Women’s bodies being employed for the purposes of constructing meanings and definitions, as well as for sending crucial messages, have had a long precedent.

Patriarchal control operates in dangerous ways. Ostensibly benevolent patriarchy obliges the woman to submit to the stifling darkness of the veil so that the family or the community can pride itself on how well it can “tame” its women into servility. Aggressive masculinity thrives on asserting its dominance over women because that is how this kind of masculinity, always diffident and ever so fragile, reassures itself of its verve and vigour.

Patriarchy also makes women responsible for sheltering the community’s “honour”, cultural heritage and masculine pride. Patriarchal operations are replete with ironies. The “weak” feminine bears the onus of strengthening the mettle of manhood. Another irony is that patriarchy often comes undone by its own virtues and regulations.

Patriarchy makes women responsible for sheltering the community’s “honour”, cultural heritage and masculine pride.

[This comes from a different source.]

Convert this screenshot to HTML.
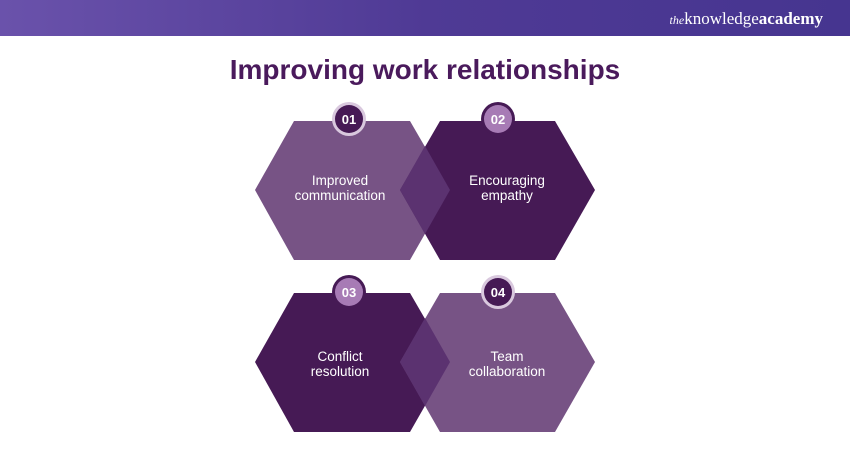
<!DOCTYPE html>
<html><head><style>
body{margin:0;width:850px;height:450px;background:#fff;overflow:hidden;font-family:"Liberation Sans",sans-serif;position:relative}
.bar{position:absolute;left:0;top:0;width:850px;height:36px;background:linear-gradient(90deg,#6a52ab,#4f3a95 50%,#463590)}
.logo{position:absolute;right:27px;top:9px;color:#fff;font-family:"Liberation Serif",serif;font-size:17px}
h1{position:absolute;left:0;width:850px;top:54px;margin:0;text-align:center;color:#4a1a5c;font-size:28px;font-weight:bold}
</style></head><body>
<div class="bar"></div>
<div class="logo"><i style="font-size:12px">the</i>knowledge<b>academy</b></div>
<h1>Improving work relationships</h1>
<svg width="850" height="450" style="position:absolute;left:0;top:0" font-family="Liberation Sans, sans-serif">
<g>
<polygon points="255,190 294,121 410,121 450,190 410,260 294,260" fill="#775385"/>
<polygon points="400,190 440,121 555,121 595,190 555,260 440,260" fill="#461a55"/>
<polygon points="425,146 450,190 425,234 400,190" fill="#5b3270"/>
<polygon points="255,362 294,293 410,293 450,362 410,432 294,432" fill="#461a55"/>
<polygon points="400,362 440,293 555,293 595,362 555,432 440,432" fill="#775385"/>
<polygon points="425,318 450,362 425,406 400,362" fill="#5b3270"/>
</g>
<g font-weight="bold" font-size="13" text-anchor="middle" fill="#fff">
<circle cx="349" cy="119" r="17" fill="#d9c8de"/><circle cx="349" cy="119" r="14" fill="#461a55"/><text x="349" y="124">01</text>
<circle cx="498" cy="119" r="17" fill="#461a55"/><circle cx="498" cy="119" r="14" fill="#a77bb5"/><text x="498" y="124">02</text>
<circle cx="349" cy="292" r="17" fill="#461a55"/><circle cx="349" cy="292" r="14" fill="#a77bb5"/><text x="349" y="297">03</text>
<circle cx="498" cy="292" r="17" fill="#d9c8de"/><circle cx="498" cy="292" r="14" fill="#461a55"/><text x="498" y="297">04</text>
</g>
<g font-size="13.5" text-anchor="middle" fill="#fff">
<text x="340" y="185">Improved</text><text x="340" y="200">communication</text>
<text x="507" y="185">Encouraging</text><text x="507" y="200">empathy</text>
<text x="340" y="361">Conflict</text><text x="340" y="376">resolution</text>
<text x="507" y="361">Team</text><text x="507" y="376">collaboration</text>
</g>
</svg>
</body></html>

When women are sexually “violated”, there are many who are made to think of themselves as victims of violence than the women who die or survive it. Elisabeth Wood writes that during World War II, when the Soviet army occupied Berlin, thousands of women and girls were raped, often before their family members and neighbours. Megan Gerecke found out through her research that in Sierra Leone, family members were often forced to clap or laugh while their relatives were brutally raped and other forms of sexual violence were perpetrated on them. Urvashi Bhutalia notes that during the partition, apart from being raped, women were made to parade unclad in the streets, their breasts were mutilated, their bodies marked with symbols of the “other” religion.

All these were efforts at sullying not only the woman’s “purity” but also that of her nation, community or family. During the partition women were also forced into sexual slavery where they were raped by men of the other religion and were impregnated as an assertion of that violation. Purity of a woman is the prized possession of the state and when it is threatened, patriarchy is attacked by none but itself.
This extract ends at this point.